One of the greatest things about screenplays for me is the premium placed on forward motion; it’s the one form which allows a writer to start and finish a scene without making apologies. In fact, a rapid assault is the whole point. Make something happen and fast. There’s another coup, though.
Screenplays are compact.
End to end, a properly formatted screenplay lands south of 120 pages. 100 pages is very common, a length of 105 pages is my projection for the contest. And given that much of the content is white space, slug lines, and character names, there’s not a tremendous amount of words to manage and edit at all. Which makes spotting and addressing issues easier. And there’s little bothering with my old nemesis, description.

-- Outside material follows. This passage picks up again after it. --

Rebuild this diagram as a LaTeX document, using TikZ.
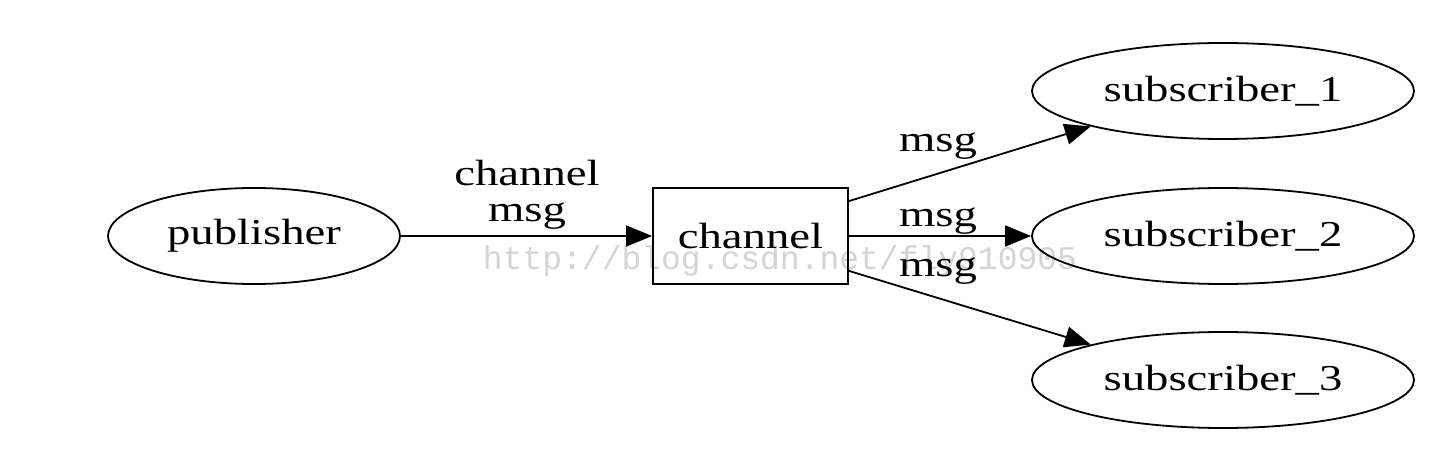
\documentclass[tikz,border=0pt]{standalone}
\usepackage{fontspec}
\setmainfont{Liberation Serif}[FakeStretch=1.28]
\newfontfamily\wmfont{Liberation Mono}
\usetikzlibrary{shapes.geometric,arrows.meta}
\begin{document}
\begin{tikzpicture}[x=1pt,y=-1pt,
  every node/.style={font=\fontsize{36.5}{42}\selectfont, inner sep=0pt},
  ell/.style={draw, line width=1.8pt, ellipse, minimum height=96pt},
  boxnode/.style={draw, line width=1.8pt, rectangle, minimum width=195pt, minimum height=96pt},
  edge/.style={line width=1.8pt, -{Triangle[length=26pt,width=21pt]}},
  lbl/.style={anchor=base},
  wm/.style={font=\wmfont\fontsize{33}{40}\selectfont, text=black!17, anchor=base}]
\useasboundingbox[fill=white] (0,0) rectangle (1456,462);
\node[wm] (wm) at (780,270) {http://blog.csdn.net/fly910905};
\node[ell, minimum width=292pt] (pub) at (254,236) {publisher};
\node[boxnode] (ch) at (750.5,236) {channel};
\node[ell, minimum width=382pt] (s1) at (1223,91) {subscriber\_1};
\node[ell, minimum width=382pt] (s2) at (1223,236) {subscriber\_2};
\node[ell, minimum width=382pt] (s3) at (1223,380) {subscriber\_3};
\draw[edge] (pub.east) -- (ch.west);
\draw[edge] ([yshift=-14pt]ch.north east) -- (s1.195);
\draw[edge] (ch.east) -- (s2.west);
\draw[edge] ([yshift=14pt]ch.south east) -- (s3.165);
\node[lbl] (l0a) at (527,186) {channel};
\node[lbl] (l0b) at (527,222) {msg};
\node[lbl] (l1) at (938,152) {msg};
\node[lbl] (l2) at (938,227) {msg};
\node[lbl] (l3) at (938,277) {msg};
\end{tikzpicture}
\end{document}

See, coherent scene set ups in a novel are a good idea, and a matter of course. Truly effective ones are hard to write, and I admire authors who pull in the audience with well phrased imagery that evokes sentiment and interest.
But an expertly styled scene dripping with adjectives and similes in a screenplay? Waste of time. EXT. HERO’S FRONT LAWN DAY. The action happens outside, during the day, on the hero’s yard. Boom. Done. Me, I’m drinking a beer while a director paints in the blanks.
Yeah, so far I’m having a blast. Tally in this effort to date: four writing sessions, twenty-seven pages. Three more weeks at this clip leaves two weeks for revisions. Or so.